Task —
The entries below are to be transcribed in full, without their images.
---- Given data
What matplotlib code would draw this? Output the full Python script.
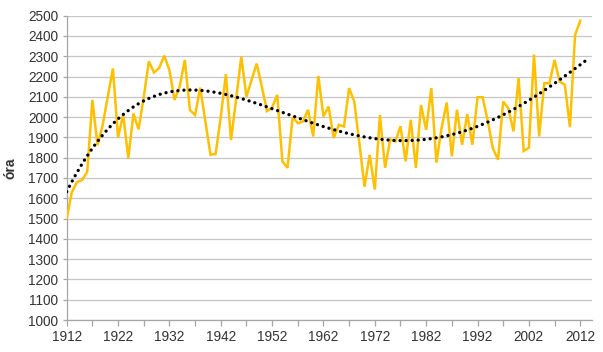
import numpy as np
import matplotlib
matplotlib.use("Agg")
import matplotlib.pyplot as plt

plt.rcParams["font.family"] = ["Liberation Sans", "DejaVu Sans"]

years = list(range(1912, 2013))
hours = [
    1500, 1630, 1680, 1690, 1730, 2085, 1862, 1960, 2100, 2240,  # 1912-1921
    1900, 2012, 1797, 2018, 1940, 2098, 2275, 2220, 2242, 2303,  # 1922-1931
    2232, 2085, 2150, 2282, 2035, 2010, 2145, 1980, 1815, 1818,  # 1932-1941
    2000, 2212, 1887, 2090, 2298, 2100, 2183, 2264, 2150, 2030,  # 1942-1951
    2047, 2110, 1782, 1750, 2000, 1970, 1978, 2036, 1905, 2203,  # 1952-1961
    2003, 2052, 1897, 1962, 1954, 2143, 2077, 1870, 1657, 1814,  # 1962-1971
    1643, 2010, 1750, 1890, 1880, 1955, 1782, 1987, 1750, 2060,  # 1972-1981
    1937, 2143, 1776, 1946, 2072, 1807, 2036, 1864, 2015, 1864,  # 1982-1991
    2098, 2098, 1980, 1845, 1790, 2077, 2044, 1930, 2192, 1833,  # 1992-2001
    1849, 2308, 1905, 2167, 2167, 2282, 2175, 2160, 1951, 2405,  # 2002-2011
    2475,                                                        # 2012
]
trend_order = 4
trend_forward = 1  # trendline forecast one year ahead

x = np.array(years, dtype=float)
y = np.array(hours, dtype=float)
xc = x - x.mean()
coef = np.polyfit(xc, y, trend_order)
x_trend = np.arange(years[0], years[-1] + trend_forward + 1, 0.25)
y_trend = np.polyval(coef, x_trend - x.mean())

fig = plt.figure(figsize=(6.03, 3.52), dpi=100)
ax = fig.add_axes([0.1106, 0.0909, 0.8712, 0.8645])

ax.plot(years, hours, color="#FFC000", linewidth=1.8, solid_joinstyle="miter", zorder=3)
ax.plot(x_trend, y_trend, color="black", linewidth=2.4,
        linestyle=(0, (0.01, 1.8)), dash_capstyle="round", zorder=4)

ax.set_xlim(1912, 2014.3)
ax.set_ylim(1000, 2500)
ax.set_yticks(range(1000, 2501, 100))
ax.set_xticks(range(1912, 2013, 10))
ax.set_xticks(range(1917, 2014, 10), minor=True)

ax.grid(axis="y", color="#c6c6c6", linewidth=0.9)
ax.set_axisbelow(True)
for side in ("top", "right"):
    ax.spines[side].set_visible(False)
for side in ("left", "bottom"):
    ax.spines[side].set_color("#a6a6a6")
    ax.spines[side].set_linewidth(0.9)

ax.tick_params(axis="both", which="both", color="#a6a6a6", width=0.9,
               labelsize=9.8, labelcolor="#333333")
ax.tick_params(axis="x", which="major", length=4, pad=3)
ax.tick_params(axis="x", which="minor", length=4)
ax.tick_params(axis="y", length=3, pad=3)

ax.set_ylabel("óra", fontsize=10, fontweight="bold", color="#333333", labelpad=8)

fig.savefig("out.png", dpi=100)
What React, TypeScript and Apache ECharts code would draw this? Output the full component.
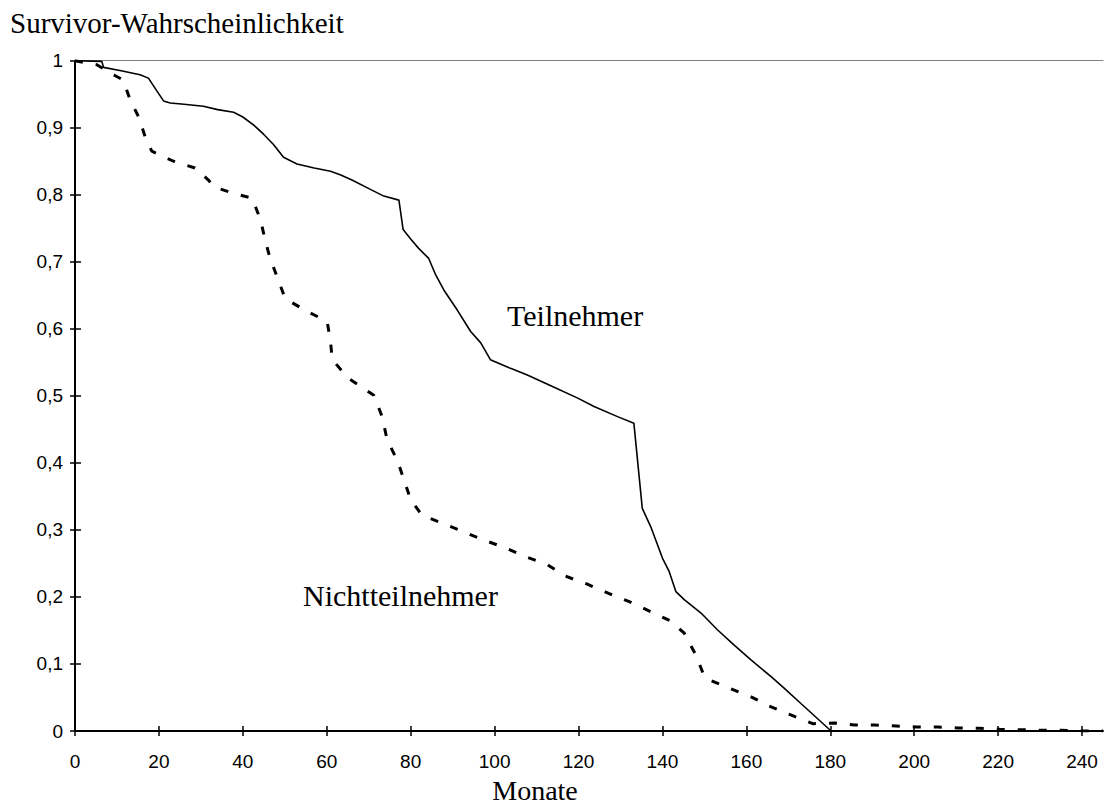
--------
Answer —
What matplotlib code would draw this? Output the full Python script.
import numpy as np
import matplotlib
matplotlib.use("Agg")
import matplotlib.pyplot as plt

plt.rcParams["font.family"] = ["Liberation Sans", "DejaVu Sans"]

years = list(range(1912, 2013))
hours = [
    1500, 1630, 1680, 1690, 1730, 2085, 1862, 1960, 2100, 2240,  # 1912-1921
    1900, 2012, 1797, 2018, 1940, 2098, 2275, 2220, 2242, 2303,  # 1922-1931
    2232, 2085, 2150, 2282, 2035, 2010, 2145, 1980, 1815, 1818,  # 1932-1941
    2000, 2212, 1887, 2090, 2298, 2100, 2183, 2264, 2150, 2030,  # 1942-1951
    2047, 2110, 1782, 1750, 2000, 1970, 1978, 2036, 1905, 2203,  # 1952-1961
    2003, 2052, 1897, 1962, 1954, 2143, 2077, 1870, 1657, 1814,  # 1962-1971
    1643, 2010, 1750, 1890, 1880, 1955, 1782, 1987, 1750, 2060,  # 1972-1981
    1937, 2143, 1776, 1946, 2072, 1807, 2036, 1864, 2015, 1864,  # 1982-1991
    2098, 2098, 1980, 1845, 1790, 2077, 2044, 1930, 2192, 1833,  # 1992-2001
    1849, 2308, 1905, 2167, 2167, 2282, 2175, 2160, 1951, 2405,  # 2002-2011
    2475,                                                        # 2012
]
trend_order = 4
trend_forward = 1  # trendline forecast one year ahead

x = np.array(years, dtype=float)
y = np.array(hours, dtype=float)
xc = x - x.mean()
coef = np.polyfit(xc, y, trend_order)
x_trend = np.arange(years[0], years[-1] + trend_forward + 1, 0.25)
y_trend = np.polyval(coef, x_trend - x.mean())

fig = plt.figure(figsize=(6.03, 3.52), dpi=100)
ax = fig.add_axes([0.1106, 0.0909, 0.8712, 0.8645])

ax.plot(years, hours, color="#FFC000", linewidth=1.8, solid_joinstyle="miter", zorder=3)
ax.plot(x_trend, y_trend, color="black", linewidth=2.4,
        linestyle=(0, (0.01, 1.8)), dash_capstyle="round", zorder=4)

ax.set_xlim(1912, 2014.3)
ax.set_ylim(1000, 2500)
ax.set_yticks(range(1000, 2501, 100))
ax.set_xticks(range(1912, 2013, 10))
ax.set_xticks(range(1917, 2014, 10), minor=True)

ax.grid(axis="y", color="#c6c6c6", linewidth=0.9)
ax.set_axisbelow(True)
for side in ("top", "right"):
    ax.spines[side].set_visible(False)
for side in ("left", "bottom"):
    ax.spines[side].set_color("#a6a6a6")
    ax.spines[side].set_linewidth(0.9)

ax.tick_params(axis="both", which="both", color="#a6a6a6", width=0.9,
               labelsize=9.8, labelcolor="#333333")
ax.tick_params(axis="x", which="major", length=4, pad=3)
ax.tick_params(axis="x", which="minor", length=4)
ax.tick_params(axis="y", length=3, pad=3)

ax.set_ylabel("óra", fontsize=10, fontweight="bold", color="#333333", labelpad=8)

fig.savefig("out.png", dpi=100)
What React, TypeScript and Apache ECharts code would draw this? Output the full component.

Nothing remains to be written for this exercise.